# How do you use Part 1 of the Fundamental Theorem of Calculus to find the derivative of the function of y=int sqrt(2t+sqrt(t))dt from 5 to tanx?

Apr 30, 2015

To find the derivative of the function of $y = {\int}_{5}^{\tan} x \sqrt{2 t + \sqrt{t}} \mathrm{dt}$, we have to pair Part 1 of the Fundamental Theorem of Calculus with the Chain Rule.

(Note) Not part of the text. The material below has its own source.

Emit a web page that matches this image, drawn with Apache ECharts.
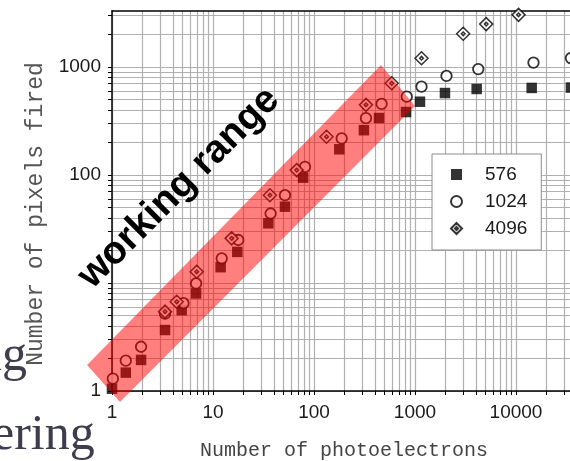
<!DOCTYPE html>
<html><head><meta charset="utf-8">
<script src="https://cdn.jsdelivr.net/npm/echarts@6/dist/echarts.min.js"></script>
<style>html,body{margin:0;padding:0;background:#fff}#c{width:570px;height:461px}</style>
</head><body><div id="c"></div>
<script>
// ---- data ----
const seriesNames = ['576', '1024', '4096'];
const x576 = [1.0, 1.37, 1.94, 3.35, 4.9, 6.8, 11.9, 17.4, 35.3, 51.6, 78, 178, 312, 440, 815, 1120, 1980, 4080, 14300, 35000];
const y576 = [1.05, 1.48, 1.94, 3.67, 5.6, 8.0, 14, 19.4, 35.7, 50.9, 94.5, 173, 260, 337, 383, 477, 574, 626, 640, 645];
const x1024 = [1.02, 1.37, 1.94, 3.35, 5.1, 6.8, 12.2, 17.8, 37.2, 51.6, 81.5, 188, 327, 467, 829, 1160, 2050, 4230, 14900, 35000];
const y1024 = [1.3, 1.91, 2.57, 5.2, 6.5, 9.9, 16.9, 25, 44, 65, 119, 218, 336, 455, 532, 658, 826, 957, 1098, 1210];
const x4096 = [3.35, 4.37, 6.9, 15.3, 36.6, 67.4, 133, 327, 588, 1160, 3000, 5070, 10600];
const y4096 = [5.43, 6.7, 12.7, 25.9, 65, 111, 226, 446, 707, 1206, 2030, 2495, 3040];
// working-range band corners (data space)
const bandX = [0.566, 1.2, 1000, 461];
const bandY = [1.74, 0.79, 435, 1044];
// axis ticks / labels
const xLabels = [1, 10, 100, 1000, 10000];
const yLabels = [1, 100, 1000];
const xTicks = [1,2,3,4,5,6,7,8,9,10,20,30,40,50,60,70,80,90,100,200,300,400,500,600,700,800,900,1000,2000,3000,4000,5000,6000,7000,8000,9000,10000,20000,30000,40000,50000,60000,70000,80000,90000,100000];
const yTicks = [1,2,3,4,5,6,7,8,9,10,20,30,40,50,60,70,80,90,100,200,300,400,500,600,700,800,900,1000,2000,3000];

const zip = (xs, ys) => xs.map((v, i) => [v, ys[i]]);
const SANS = '"Liberation Sans", Arial, sans-serif';
const MONO = '"Liberation Mono", "Courier New", monospace';
const SERIF = '"Liberation Serif", "Times New Roman", serif';
const GRID = {color: '#b0b0b0', width: 1.2};

const chart = echarts.init(document.getElementById('c'));
chart.setOption({
  animation: false,
  backgroundColor: '#fff',
  grid: {left: 112, top: 11, width: 505, height: 380, containLabel: false, outerBoundsMode: 'none'},
  legend: {
    orient: 'vertical', left: 432, top: 154,
    backgroundColor: '#fff', borderColor: '#8c8c8c', borderWidth: 1,
    padding: [11, 14, 12, 18], itemGap: 8, itemWidth: 11, itemHeight: 11,
    textStyle: {fontSize: 19, fontFamily: SANS, color: '#1a1a1a', padding: [0, 0, 0, 18]},
    data: seriesNames
  },
  xAxis: [{
    type: 'log', logBase: 10, min: 1, max: 100000, position: 'bottom',
    axisLine: {show: true, onZero: false, lineStyle: {color: '#000', width: 1.5}},
    axisTick: {show: true, customValues: xTicks, length: 4, lineStyle: {color: '#000', width: 1}},
    axisLabel: {customValues: xLabels, margin: 12, fontSize: 19, fontFamily: SANS, color: '#1a1a1a',
      formatter: v => String(Math.round(v))},
    splitLine: {show: true, lineStyle: GRID},
    name: 'Number of photoelectrons', nameLocation: 'middle', nameGap: 50,
    nameTextStyle: {fontSize: 20, fontFamily: MONO, color: '#444', padding: [0, 41, 0, 0]}
  }, {
    type: 'log', logBase: 10, min: 1, max: 100000, position: 'top',
    axisLine: {show: true, lineStyle: {color: '#000', width: 1.5}},
    axisTick: {show: false}, axisLabel: {show: false}, splitLine: {show: false}
  }],
  yAxis: {
    type: 'log', logBase: 10, min: 1, max: 3300,
    axisLine: {show: true, onZero: false, lineStyle: {color: '#000', width: 1.5}},
    axisTick: {show: true, customValues: yTicks, length: 4, lineStyle: {color: '#000', width: 1}},
    axisLabel: {customValues: yLabels, margin: 11, fontSize: 19, fontFamily: SANS, color: '#1a1a1a',
      formatter: v => String(Math.round(v))},
    splitLine: {show: true, lineStyle: GRID},
    name: 'Number of pixels fired', nameLocation: 'middle', nameGap: 64,
    nameTextStyle: {fontSize: 23, fontFamily: MONO, color: '#555', padding: [0, 26, 0, 0]}
  },
  series: [
    {name: '576', type: 'scatter', symbol: 'rect', symbolSize: 10.5, z: 2,
     itemStyle: {color: '#000'}, data: zip(x576, y576)},
    {name: '1024', type: 'scatter', symbol: 'circle', symbolSize: 10.5, z: 2,
     itemStyle: {color: '#fff', borderColor: '#000', borderWidth: 1.8}, data: zip(x1024, y1024)},
    {name: '4096', type: 'scatter', symbolSize: 13, z: 2,
     symbol: 'path://M50,0L100,50L50,100L0,50Z M50,36L64,50L50,64L36,50Z',
     itemStyle: {color: '#fff', borderColor: '#000', borderWidth: 1.5}, data: zip(x4096, y4096)},
    {type: 'custom', z: 5, silent: true, clip: false, data: [[10, 10]],
     renderItem: (params, api) => ({
       type: 'polygon',
       shape: {points: bandX.map((v, i) => api.coord([v, bandY[i]]))},
       style: {fill: 'rgba(255,0,0,0.5)', stroke: 'none'}
     })}
  ],
  graphic: [
    {type: 'text', x: 179, y: 188, rotation: Math.PI / 4, z: 100,
     style: {text: 'working range', font: 'bold 39px ' + SANS, fill: '#000', align: 'center', verticalAlign: 'middle'}},
    {type: 'text', x: 27, y: 357, z: 100,
     style: {text: 'ng', font: '50px ' + SERIF, fill: '#3d3d4d', align: 'right', verticalAlign: 'middle'}},
    {type: 'text', x: -8, y: 436, z: 100,
     style: {text: 'ering', font: '50px ' + SERIF, fill: '#3d3d4d', align: 'left', verticalAlign: 'middle'}}
  ]
});
</script></body></html>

FTC Part I tells us that for $g \left(x\right) = {\int}_{a}^{x} f \left(t\right) \mathrm{dt}$, the derivative with respect to $x$ is $g ' \left(x\right) = f \left(x\right)$

Now we combine this with the chain rule:

For the function $g \left(u\right) = {\int}_{a}^{u} f \left(t\right) \mathrm{dt}$, the derivative with respect to $x$ is

$\frac{d}{\mathrm{dx}} \left(g \left(u\right)\right) = g ' \left(u\right) \frac{\mathrm{du}}{\mathrm{dx}} = f \left(u\right) \frac{\mathrm{du}}{\mathrm{dx}}$.

So here's the answer to this question:

For $y = {\int}_{5}^{\tan} x \sqrt{2 t + \sqrt{t}} \mathrm{dt}$, the derivative with respect to $x$ is

$\frac{\mathrm{dy}}{\mathrm{dx}} = \sqrt{2 \tan x + \sqrt{\tan x}} \cdot {\sec}^{2} x$.